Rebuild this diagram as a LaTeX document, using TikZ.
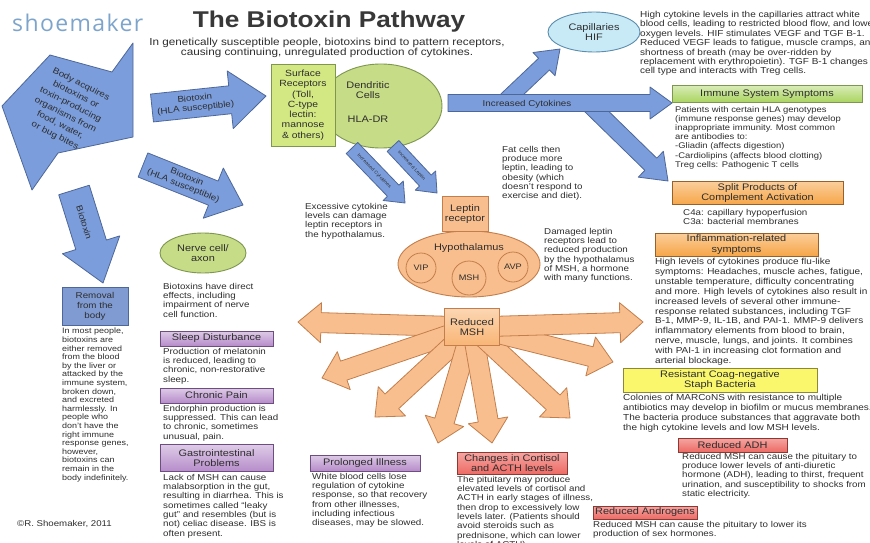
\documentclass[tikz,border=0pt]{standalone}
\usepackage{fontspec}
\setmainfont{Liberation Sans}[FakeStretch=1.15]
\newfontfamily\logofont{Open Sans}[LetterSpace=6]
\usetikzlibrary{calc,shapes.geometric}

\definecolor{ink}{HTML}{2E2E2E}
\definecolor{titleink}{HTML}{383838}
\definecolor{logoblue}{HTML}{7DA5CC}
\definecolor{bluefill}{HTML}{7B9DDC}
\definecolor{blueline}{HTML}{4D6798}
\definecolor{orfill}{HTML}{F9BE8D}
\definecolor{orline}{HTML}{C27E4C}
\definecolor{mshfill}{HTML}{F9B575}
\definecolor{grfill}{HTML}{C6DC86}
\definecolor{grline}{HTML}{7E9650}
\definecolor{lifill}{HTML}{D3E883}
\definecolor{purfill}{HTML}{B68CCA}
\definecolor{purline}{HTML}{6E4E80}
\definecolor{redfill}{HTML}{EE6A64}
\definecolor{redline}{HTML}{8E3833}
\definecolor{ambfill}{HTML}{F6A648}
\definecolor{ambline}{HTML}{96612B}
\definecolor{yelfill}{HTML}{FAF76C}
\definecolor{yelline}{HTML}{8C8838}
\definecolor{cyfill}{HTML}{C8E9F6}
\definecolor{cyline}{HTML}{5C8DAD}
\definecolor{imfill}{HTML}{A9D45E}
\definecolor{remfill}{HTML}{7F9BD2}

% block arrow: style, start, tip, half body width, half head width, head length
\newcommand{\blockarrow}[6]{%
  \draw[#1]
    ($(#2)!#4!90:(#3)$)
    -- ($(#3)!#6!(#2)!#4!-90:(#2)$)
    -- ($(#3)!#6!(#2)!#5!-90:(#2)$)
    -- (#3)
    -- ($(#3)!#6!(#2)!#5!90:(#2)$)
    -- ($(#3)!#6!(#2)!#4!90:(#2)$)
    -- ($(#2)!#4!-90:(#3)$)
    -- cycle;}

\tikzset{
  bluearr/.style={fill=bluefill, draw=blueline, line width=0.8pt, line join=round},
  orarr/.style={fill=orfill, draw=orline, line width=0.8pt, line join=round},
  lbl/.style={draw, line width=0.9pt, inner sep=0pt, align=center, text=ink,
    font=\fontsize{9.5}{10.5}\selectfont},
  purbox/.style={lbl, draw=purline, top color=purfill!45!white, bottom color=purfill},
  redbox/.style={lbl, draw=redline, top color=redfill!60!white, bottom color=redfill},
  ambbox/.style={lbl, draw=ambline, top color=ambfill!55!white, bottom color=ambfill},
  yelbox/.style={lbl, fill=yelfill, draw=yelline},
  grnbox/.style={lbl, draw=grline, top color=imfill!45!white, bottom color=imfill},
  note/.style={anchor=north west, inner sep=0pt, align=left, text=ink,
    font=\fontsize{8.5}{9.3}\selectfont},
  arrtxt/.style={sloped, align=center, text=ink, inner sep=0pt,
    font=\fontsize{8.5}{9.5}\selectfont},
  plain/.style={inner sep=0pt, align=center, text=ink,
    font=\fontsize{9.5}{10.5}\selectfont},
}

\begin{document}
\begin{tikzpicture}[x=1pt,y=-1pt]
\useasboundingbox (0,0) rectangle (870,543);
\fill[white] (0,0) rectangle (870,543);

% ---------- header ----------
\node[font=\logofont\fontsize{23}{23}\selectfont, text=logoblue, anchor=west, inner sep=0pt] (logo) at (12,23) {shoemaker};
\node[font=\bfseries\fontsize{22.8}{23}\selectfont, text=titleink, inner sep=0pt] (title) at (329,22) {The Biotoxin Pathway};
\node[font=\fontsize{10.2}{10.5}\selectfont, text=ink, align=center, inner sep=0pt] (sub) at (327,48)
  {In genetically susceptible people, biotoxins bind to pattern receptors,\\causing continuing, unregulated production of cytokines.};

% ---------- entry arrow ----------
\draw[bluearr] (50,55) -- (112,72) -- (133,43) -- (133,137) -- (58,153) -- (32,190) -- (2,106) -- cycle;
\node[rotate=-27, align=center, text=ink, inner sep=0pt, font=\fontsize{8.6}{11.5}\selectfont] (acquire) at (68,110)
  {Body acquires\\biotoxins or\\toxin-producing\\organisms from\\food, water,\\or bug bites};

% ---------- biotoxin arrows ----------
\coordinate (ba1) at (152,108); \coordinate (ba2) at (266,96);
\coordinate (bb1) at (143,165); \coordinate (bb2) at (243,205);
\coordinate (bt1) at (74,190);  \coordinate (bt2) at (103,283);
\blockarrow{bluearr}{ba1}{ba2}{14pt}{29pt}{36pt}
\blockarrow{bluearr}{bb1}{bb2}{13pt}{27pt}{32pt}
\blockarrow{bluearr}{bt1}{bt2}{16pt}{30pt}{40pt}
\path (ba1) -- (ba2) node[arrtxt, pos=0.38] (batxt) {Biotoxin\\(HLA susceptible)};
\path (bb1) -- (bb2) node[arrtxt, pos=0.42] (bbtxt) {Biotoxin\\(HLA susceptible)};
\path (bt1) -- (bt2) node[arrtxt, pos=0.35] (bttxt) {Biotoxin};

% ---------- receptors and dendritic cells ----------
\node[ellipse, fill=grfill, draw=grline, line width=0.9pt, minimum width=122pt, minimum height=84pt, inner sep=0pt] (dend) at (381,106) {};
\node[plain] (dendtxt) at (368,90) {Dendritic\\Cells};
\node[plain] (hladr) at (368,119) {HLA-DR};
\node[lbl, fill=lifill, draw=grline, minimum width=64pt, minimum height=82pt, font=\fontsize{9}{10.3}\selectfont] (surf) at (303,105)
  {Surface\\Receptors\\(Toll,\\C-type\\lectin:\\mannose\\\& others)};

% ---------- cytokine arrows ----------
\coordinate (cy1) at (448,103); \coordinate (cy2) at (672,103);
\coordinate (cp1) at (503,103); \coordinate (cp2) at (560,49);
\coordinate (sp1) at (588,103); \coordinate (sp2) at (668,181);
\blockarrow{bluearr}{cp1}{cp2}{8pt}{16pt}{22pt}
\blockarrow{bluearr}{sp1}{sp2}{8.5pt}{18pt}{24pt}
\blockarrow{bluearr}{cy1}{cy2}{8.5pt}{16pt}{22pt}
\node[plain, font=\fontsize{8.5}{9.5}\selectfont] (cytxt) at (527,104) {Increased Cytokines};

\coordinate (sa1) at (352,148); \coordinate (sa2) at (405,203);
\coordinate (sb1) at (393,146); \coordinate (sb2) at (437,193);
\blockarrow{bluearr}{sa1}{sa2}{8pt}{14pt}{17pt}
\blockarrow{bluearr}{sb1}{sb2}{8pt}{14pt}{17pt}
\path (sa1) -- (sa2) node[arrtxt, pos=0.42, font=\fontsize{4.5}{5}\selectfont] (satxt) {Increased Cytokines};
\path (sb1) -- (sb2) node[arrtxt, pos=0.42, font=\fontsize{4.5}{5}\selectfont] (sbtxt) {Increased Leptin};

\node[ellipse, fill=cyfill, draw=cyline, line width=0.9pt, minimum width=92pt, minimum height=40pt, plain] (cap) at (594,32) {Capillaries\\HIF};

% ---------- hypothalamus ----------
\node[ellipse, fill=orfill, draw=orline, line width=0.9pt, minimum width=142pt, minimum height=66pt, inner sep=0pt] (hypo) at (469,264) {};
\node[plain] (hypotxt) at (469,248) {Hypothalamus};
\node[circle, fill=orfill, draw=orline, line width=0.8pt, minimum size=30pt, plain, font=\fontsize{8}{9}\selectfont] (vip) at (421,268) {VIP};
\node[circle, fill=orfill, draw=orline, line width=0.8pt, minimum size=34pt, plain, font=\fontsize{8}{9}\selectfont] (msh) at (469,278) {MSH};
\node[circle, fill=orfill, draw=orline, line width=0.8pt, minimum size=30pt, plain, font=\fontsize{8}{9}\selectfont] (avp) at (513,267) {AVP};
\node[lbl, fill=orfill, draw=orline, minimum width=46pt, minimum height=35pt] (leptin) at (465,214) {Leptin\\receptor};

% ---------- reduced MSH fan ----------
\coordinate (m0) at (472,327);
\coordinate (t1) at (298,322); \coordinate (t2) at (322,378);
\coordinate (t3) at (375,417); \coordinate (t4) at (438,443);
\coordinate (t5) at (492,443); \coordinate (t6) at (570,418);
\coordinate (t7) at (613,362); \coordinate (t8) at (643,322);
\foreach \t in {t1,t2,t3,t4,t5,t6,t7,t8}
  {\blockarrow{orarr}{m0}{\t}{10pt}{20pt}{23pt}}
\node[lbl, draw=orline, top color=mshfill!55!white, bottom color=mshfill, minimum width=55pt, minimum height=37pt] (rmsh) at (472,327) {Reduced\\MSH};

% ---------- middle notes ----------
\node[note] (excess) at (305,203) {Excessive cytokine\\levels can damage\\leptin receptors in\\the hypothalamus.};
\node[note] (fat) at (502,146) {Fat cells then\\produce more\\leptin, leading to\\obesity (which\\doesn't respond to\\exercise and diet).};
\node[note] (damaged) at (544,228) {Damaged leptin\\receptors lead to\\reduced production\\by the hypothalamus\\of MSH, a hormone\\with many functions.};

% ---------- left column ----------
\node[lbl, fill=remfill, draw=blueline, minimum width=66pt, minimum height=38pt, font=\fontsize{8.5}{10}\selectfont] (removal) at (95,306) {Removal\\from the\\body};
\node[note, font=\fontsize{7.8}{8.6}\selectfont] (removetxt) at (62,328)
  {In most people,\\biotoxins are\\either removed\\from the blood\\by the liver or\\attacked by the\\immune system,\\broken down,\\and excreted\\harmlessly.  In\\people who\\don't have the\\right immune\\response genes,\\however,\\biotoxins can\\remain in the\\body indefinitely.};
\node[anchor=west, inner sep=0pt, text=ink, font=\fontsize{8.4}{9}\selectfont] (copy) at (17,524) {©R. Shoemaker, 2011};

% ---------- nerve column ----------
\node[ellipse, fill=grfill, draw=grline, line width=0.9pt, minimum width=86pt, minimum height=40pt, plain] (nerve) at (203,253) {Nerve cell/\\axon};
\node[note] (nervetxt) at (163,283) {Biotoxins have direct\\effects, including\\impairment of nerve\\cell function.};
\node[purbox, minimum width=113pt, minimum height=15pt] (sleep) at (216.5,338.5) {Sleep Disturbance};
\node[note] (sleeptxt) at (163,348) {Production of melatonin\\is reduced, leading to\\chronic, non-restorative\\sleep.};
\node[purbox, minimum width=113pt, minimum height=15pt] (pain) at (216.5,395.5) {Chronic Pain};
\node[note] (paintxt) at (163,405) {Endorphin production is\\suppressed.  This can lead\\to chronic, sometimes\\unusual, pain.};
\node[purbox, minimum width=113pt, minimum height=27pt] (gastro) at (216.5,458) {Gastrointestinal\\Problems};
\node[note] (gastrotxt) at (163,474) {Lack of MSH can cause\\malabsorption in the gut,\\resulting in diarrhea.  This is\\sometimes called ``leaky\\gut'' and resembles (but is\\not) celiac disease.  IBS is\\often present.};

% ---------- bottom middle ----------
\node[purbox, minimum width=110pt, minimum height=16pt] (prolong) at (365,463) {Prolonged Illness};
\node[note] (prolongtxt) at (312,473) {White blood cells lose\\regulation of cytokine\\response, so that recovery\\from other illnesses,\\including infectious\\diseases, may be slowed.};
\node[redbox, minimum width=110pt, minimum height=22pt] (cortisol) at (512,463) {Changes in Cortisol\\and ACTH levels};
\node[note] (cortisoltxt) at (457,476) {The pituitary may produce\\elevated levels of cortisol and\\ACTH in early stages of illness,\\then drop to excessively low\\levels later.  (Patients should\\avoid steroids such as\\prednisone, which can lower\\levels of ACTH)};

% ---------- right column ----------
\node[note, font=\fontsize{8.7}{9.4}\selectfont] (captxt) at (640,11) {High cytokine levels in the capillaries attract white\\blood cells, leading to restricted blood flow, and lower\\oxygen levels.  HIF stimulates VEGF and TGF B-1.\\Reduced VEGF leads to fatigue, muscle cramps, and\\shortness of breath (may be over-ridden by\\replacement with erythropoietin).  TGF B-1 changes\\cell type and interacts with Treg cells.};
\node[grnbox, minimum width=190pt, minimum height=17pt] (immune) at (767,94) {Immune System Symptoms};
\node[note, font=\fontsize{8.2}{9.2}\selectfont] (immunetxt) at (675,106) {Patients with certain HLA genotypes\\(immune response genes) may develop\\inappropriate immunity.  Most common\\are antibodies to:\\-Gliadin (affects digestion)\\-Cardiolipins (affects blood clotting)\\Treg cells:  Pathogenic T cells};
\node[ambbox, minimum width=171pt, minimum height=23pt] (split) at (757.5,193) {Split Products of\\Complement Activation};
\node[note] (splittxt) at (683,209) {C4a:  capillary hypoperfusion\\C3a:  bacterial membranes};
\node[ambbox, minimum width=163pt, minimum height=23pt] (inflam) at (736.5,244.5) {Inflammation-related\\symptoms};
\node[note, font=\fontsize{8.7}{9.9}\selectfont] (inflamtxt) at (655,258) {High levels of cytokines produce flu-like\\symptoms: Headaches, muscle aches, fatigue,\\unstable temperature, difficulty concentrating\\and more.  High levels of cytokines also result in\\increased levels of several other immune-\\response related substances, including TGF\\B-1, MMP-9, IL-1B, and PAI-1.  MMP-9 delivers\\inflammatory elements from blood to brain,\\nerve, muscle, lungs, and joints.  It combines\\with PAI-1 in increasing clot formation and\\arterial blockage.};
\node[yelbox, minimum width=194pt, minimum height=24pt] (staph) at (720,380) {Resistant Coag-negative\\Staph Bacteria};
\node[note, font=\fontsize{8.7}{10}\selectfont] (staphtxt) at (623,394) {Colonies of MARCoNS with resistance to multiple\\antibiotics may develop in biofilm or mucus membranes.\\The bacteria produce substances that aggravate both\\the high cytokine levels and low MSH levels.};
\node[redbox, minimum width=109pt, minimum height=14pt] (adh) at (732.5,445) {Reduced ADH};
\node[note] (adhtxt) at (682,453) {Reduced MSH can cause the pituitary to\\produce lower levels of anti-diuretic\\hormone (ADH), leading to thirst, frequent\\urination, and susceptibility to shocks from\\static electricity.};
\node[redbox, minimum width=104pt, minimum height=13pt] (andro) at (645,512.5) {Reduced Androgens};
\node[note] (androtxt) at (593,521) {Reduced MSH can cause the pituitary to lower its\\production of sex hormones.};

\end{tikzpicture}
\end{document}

--

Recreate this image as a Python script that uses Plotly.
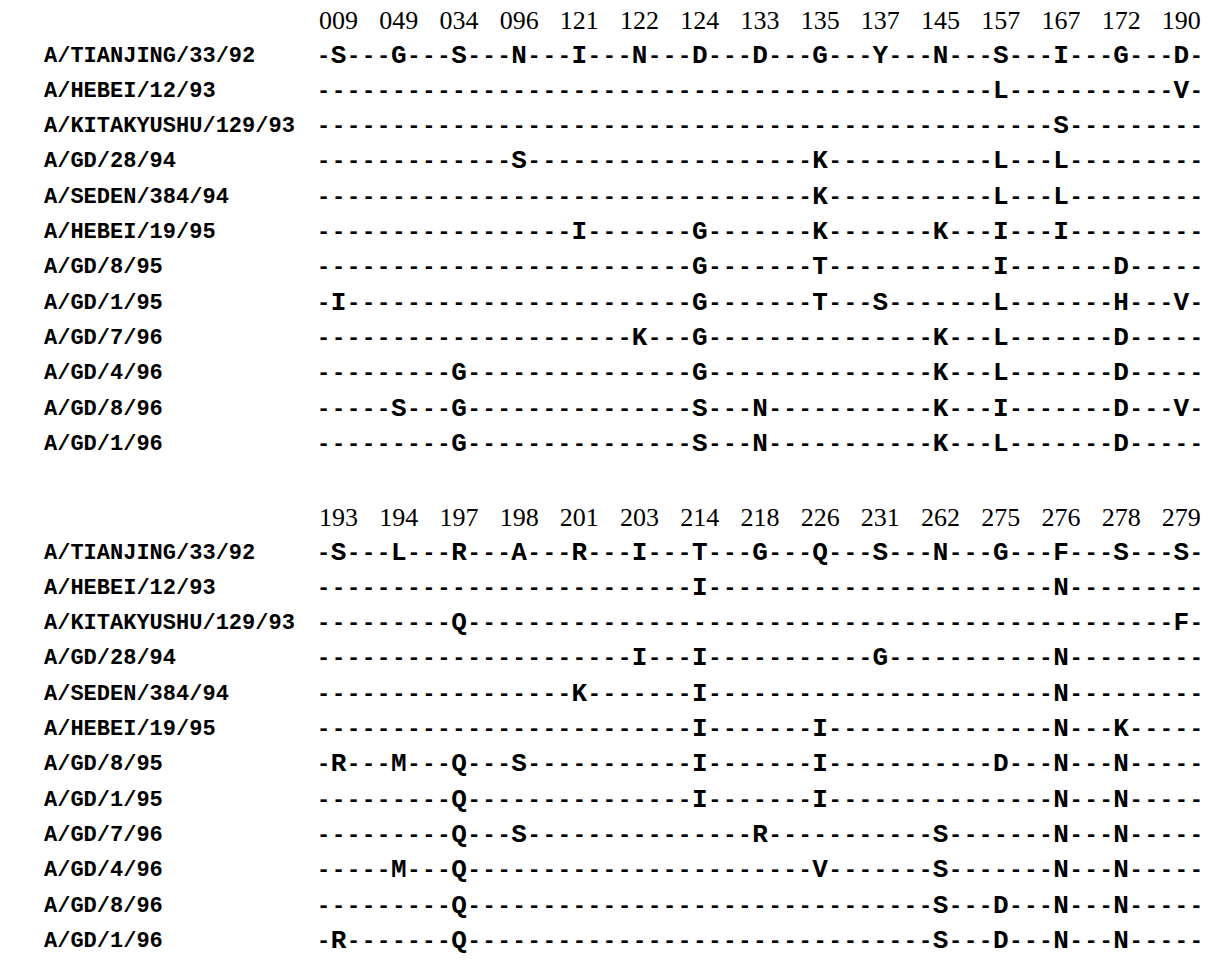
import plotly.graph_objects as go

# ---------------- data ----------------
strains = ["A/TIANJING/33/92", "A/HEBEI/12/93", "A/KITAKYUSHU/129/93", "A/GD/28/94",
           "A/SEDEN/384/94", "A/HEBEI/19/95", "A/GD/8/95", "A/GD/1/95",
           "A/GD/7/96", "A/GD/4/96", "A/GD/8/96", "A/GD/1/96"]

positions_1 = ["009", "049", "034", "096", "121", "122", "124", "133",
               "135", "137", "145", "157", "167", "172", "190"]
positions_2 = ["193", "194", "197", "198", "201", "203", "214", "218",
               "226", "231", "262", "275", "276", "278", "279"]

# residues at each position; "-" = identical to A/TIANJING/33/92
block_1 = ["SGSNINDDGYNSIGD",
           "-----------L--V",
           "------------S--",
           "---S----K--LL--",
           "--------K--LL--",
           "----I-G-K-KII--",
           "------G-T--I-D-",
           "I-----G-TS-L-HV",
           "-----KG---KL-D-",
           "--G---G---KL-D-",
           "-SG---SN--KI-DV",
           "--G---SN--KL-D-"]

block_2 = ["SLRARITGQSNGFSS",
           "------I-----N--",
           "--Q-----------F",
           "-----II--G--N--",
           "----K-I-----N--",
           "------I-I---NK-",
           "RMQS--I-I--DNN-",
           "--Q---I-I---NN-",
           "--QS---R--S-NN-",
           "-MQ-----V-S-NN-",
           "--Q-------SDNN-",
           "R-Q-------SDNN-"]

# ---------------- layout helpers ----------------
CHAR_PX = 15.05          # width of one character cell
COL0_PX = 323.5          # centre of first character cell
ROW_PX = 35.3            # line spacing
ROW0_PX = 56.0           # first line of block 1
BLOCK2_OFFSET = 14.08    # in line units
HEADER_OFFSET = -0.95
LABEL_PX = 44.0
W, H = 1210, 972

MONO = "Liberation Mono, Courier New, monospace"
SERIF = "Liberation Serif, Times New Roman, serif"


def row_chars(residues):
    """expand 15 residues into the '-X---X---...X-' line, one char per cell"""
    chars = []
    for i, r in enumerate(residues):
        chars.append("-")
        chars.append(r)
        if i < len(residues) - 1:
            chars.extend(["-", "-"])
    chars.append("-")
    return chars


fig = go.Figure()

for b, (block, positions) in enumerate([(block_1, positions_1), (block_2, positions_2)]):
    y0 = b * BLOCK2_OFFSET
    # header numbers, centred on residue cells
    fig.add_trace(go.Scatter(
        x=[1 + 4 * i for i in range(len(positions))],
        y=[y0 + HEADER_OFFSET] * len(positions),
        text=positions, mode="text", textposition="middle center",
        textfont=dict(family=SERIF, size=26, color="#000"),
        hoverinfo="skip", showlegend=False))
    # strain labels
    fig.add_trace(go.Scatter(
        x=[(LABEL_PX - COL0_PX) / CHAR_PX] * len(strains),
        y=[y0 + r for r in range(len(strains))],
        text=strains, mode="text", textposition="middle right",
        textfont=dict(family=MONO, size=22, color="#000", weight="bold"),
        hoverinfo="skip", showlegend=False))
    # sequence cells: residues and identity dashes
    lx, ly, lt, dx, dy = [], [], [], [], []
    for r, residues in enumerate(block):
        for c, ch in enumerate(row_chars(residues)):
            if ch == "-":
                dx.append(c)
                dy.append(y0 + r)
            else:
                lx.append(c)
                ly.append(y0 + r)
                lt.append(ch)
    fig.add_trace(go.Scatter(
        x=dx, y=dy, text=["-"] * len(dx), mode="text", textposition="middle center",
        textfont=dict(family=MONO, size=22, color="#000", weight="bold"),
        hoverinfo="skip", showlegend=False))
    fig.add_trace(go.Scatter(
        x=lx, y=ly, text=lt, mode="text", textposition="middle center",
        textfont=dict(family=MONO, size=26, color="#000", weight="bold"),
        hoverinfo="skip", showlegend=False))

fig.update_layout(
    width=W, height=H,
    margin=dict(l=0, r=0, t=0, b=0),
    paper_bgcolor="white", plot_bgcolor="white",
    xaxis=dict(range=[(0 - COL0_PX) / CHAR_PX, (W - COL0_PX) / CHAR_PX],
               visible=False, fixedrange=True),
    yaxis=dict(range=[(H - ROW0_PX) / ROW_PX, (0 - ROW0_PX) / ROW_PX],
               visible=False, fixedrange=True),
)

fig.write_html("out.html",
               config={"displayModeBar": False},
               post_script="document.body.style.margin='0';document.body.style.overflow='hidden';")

• Required work
Make an exact copy of only the lines from the one with "Recreate this image" through the one with "return chars". Pictures don't belong in it.

• Written response
Recreate this image as a Python script that uses Plotly.
import plotly.graph_objects as go

# ---------------- data ----------------
strains = ["A/TIANJING/33/92", "A/HEBEI/12/93", "A/KITAKYUSHU/129/93", "A/GD/28/94",
           "A/SEDEN/384/94", "A/HEBEI/19/95", "A/GD/8/95", "A/GD/1/95",
           "A/GD/7/96", "A/GD/4/96", "A/GD/8/96", "A/GD/1/96"]

positions_1 = ["009", "049", "034", "096", "121", "122", "124", "133",
               "135", "137", "145", "157", "167", "172", "190"]
positions_2 = ["193", "194", "197", "198", "201", "203", "214", "218",
               "226", "231", "262", "275", "276", "278", "279"]

# residues at each position; "-" = identical to A/TIANJING/33/92
block_1 = ["SGSNINDDGYNSIGD",
           "-----------L--V",
           "------------S--",
           "---S----K--LL--",
           "--------K--LL--",
           "----I-G-K-KII--",
           "------G-T--I-D-",
           "I-----G-TS-L-HV",
           "-----KG---KL-D-",
           "--G---G---KL-D-",
           "-SG---SN--KI-DV",
           "--G---SN--KL-D-"]

block_2 = ["SLRARITGQSNGFSS",
           "------I-----N--",
           "--Q-----------F",
           "-----II--G--N--",
           "----K-I-----N--",
           "------I-I---NK-",
           "RMQS--I-I--DNN-",
           "--Q---I-I---NN-",
           "--QS---R--S-NN-",
           "-MQ-----V-S-NN-",
           "--Q-------SDNN-",
           "R-Q-------SDNN-"]

# ---------------- layout helpers ----------------
CHAR_PX = 15.05          # width of one character cell
COL0_PX = 323.5          # centre of first character cell
ROW_PX = 35.3            # line spacing
ROW0_PX = 56.0           # first line of block 1
BLOCK2_OFFSET = 14.08    # in line units
HEADER_OFFSET = -0.95
LABEL_PX = 44.0
W, H = 1210, 972

MONO = "Liberation Mono, Courier New, monospace"
SERIF = "Liberation Serif, Times New Roman, serif"


def row_chars(residues):
    """expand 15 residues into the '-X---X---...X-' line, one char per cell"""
    chars = []
    for i, r in enumerate(residues):
        chars.append("-")
        chars.append(r)
        if i < len(residues) - 1:
            chars.extend(["-", "-"])
    chars.append("-")
    return chars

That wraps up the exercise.